**The request**.
Transcribe the material in full. Nothing should differ except that the pictures are left out.

- - - - -

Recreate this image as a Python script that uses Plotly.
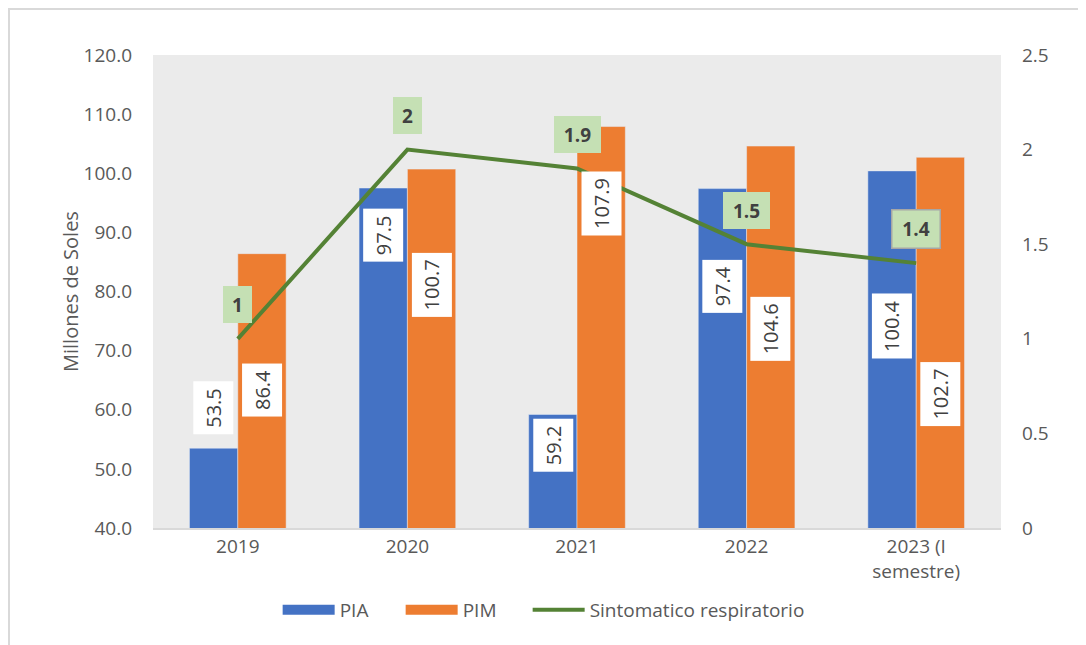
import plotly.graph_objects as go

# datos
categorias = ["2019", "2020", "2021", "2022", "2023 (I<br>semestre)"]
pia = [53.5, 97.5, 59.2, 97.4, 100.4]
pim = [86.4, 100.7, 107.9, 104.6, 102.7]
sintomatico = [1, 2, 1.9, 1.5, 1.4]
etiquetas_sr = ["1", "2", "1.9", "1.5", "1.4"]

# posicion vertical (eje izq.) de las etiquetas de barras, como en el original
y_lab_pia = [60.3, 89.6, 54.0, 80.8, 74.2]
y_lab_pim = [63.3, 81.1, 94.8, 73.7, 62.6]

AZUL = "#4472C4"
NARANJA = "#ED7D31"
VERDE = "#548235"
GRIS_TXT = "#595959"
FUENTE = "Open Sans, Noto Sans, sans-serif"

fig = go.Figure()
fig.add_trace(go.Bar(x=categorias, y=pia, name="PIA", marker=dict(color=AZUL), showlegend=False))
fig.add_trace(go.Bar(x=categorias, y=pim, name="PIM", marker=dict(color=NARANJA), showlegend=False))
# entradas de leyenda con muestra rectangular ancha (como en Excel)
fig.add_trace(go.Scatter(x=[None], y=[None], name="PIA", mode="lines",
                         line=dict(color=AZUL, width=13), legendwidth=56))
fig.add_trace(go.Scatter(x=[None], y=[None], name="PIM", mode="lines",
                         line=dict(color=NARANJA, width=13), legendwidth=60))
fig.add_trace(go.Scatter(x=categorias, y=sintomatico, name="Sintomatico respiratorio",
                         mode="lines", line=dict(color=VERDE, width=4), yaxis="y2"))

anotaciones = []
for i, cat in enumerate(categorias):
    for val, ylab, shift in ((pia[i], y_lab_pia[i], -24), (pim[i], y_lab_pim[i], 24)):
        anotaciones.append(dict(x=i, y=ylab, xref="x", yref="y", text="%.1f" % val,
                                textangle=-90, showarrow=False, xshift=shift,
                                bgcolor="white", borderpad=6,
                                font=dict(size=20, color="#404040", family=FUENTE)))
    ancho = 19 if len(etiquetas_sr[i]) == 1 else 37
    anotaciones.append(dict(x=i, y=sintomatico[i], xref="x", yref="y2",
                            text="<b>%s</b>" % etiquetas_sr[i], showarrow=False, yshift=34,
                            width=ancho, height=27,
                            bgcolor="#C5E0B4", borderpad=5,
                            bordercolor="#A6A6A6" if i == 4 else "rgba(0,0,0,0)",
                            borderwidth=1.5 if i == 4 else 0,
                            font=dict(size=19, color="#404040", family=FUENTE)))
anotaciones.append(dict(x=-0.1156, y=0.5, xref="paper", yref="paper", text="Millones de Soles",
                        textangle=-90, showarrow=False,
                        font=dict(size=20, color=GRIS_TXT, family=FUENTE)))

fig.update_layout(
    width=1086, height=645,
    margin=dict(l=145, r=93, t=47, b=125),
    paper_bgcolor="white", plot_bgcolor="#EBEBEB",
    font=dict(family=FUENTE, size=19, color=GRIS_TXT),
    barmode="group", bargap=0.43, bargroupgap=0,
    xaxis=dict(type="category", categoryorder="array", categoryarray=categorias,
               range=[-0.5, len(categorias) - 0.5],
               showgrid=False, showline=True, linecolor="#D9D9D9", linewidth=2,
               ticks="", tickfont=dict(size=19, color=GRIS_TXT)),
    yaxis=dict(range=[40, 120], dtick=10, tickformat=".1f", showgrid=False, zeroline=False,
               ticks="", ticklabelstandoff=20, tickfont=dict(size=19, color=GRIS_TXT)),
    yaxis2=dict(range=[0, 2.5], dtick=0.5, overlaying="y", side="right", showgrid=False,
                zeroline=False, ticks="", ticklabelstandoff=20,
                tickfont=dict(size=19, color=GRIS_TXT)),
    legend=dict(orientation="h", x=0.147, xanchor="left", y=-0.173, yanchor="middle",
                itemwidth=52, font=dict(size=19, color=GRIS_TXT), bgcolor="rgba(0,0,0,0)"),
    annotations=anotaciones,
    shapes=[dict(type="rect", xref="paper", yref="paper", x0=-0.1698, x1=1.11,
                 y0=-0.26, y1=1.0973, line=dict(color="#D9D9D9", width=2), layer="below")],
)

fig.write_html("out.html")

- - - - -

**The output**.
Recreate this image as a Python script that uses Plotly.
import plotly.graph_objects as go

# datos
categorias = ["2019", "2020", "2021", "2022", "2023 (I<br>semestre)"]
pia = [53.5, 97.5, 59.2, 97.4, 100.4]
pim = [86.4, 100.7, 107.9, 104.6, 102.7]
sintomatico = [1, 2, 1.9, 1.5, 1.4]
etiquetas_sr = ["1", "2", "1.9", "1.5", "1.4"]

# posicion vertical (eje izq.) de las etiquetas de barras, como en el original
y_lab_pia = [60.3, 89.6, 54.0, 80.8, 74.2]
y_lab_pim = [63.3, 81.1, 94.8, 73.7, 62.6]

AZUL = "#4472C4"
NARANJA = "#ED7D31"
VERDE = "#548235"
GRIS_TXT = "#595959"
FUENTE = "Open Sans, Noto Sans, sans-serif"

fig = go.Figure()
fig.add_trace(go.Bar(x=categorias, y=pia, name="PIA", marker=dict(color=AZUL), showlegend=False))
fig.add_trace(go.Bar(x=categorias, y=pim, name="PIM", marker=dict(color=NARANJA), showlegend=False))
# entradas de leyenda con muestra rectangular ancha (como en Excel)
fig.add_trace(go.Scatter(x=[None], y=[None], name="PIA", mode="lines",
                         line=dict(color=AZUL, width=13), legendwidth=56))
fig.add_trace(go.Scatter(x=[None], y=[None], name="PIM", mode="lines",
                         line=dict(color=NARANJA, width=13), legendwidth=60))
fig.add_trace(go.Scatter(x=categorias, y=sintomatico, name="Sintomatico respiratorio",
                         mode="lines", line=dict(color=VERDE, width=4), yaxis="y2"))

anotaciones = []
for i, cat in enumerate(categorias):
    for val, ylab, shift in ((pia[i], y_lab_pia[i], -24), (pim[i], y_lab_pim[i], 24)):
        anotaciones.append(dict(x=i, y=ylab, xref="x", yref="y", text="%.1f" % val,
                                textangle=-90, showarrow=False, xshift=shift,
                                bgcolor="white", borderpad=6,
                                font=dict(size=20, color="#404040", family=FUENTE)))
    ancho = 19 if len(etiquetas_sr[i]) == 1 else 37
    anotaciones.append(dict(x=i, y=sintomatico[i], xref="x", yref="y2",
                            text="<b>%s</b>" % etiquetas_sr[i], showarrow=False, yshift=34,
                            width=ancho, height=27,
                            bgcolor="#C5E0B4", borderpad=5,
                            bordercolor="#A6A6A6" if i == 4 else "rgba(0,0,0,0)",
                            borderwidth=1.5 if i == 4 else 0,
                            font=dict(size=19, color="#404040", family=FUENTE)))
anotaciones.append(dict(x=-0.1156, y=0.5, xref="paper", yref="paper", text="Millones de Soles",
                        textangle=-90, showarrow=False,
                        font=dict(size=20, color=GRIS_TXT, family=FUENTE)))

fig.update_layout(
    width=1086, height=645,
    margin=dict(l=145, r=93, t=47, b=125),
    paper_bgcolor="white", plot_bgcolor="#EBEBEB",
    font=dict(family=FUENTE, size=19, color=GRIS_TXT),
    barmode="group", bargap=0.43, bargroupgap=0,
    xaxis=dict(type="category", categoryorder="array", categoryarray=categorias,
               range=[-0.5, len(categorias) - 0.5],
               showgrid=False, showline=True, linecolor="#D9D9D9", linewidth=2,
               ticks="", tickfont=dict(size=19, color=GRIS_TXT)),
    yaxis=dict(range=[40, 120], dtick=10, tickformat=".1f", showgrid=False, zeroline=False,
               ticks="", ticklabelstandoff=20, tickfont=dict(size=19, color=GRIS_TXT)),
    yaxis2=dict(range=[0, 2.5], dtick=0.5, overlaying="y", side="right", showgrid=False,
                zeroline=False, ticks="", ticklabelstandoff=20,
                tickfont=dict(size=19, color=GRIS_TXT)),
    legend=dict(orientation="h", x=0.147, xanchor="left", y=-0.173, yanchor="middle",
                itemwidth=52, font=dict(size=19, color=GRIS_TXT), bgcolor="rgba(0,0,0,0)"),
    annotations=anotaciones,
    shapes=[dict(type="rect", xref="paper", yref="paper", x0=-0.1698, x1=1.11,
                 y0=-0.26, y1=1.0973, line=dict(color="#D9D9D9", width=2), layer="below")],
)

fig.write_html("out.html")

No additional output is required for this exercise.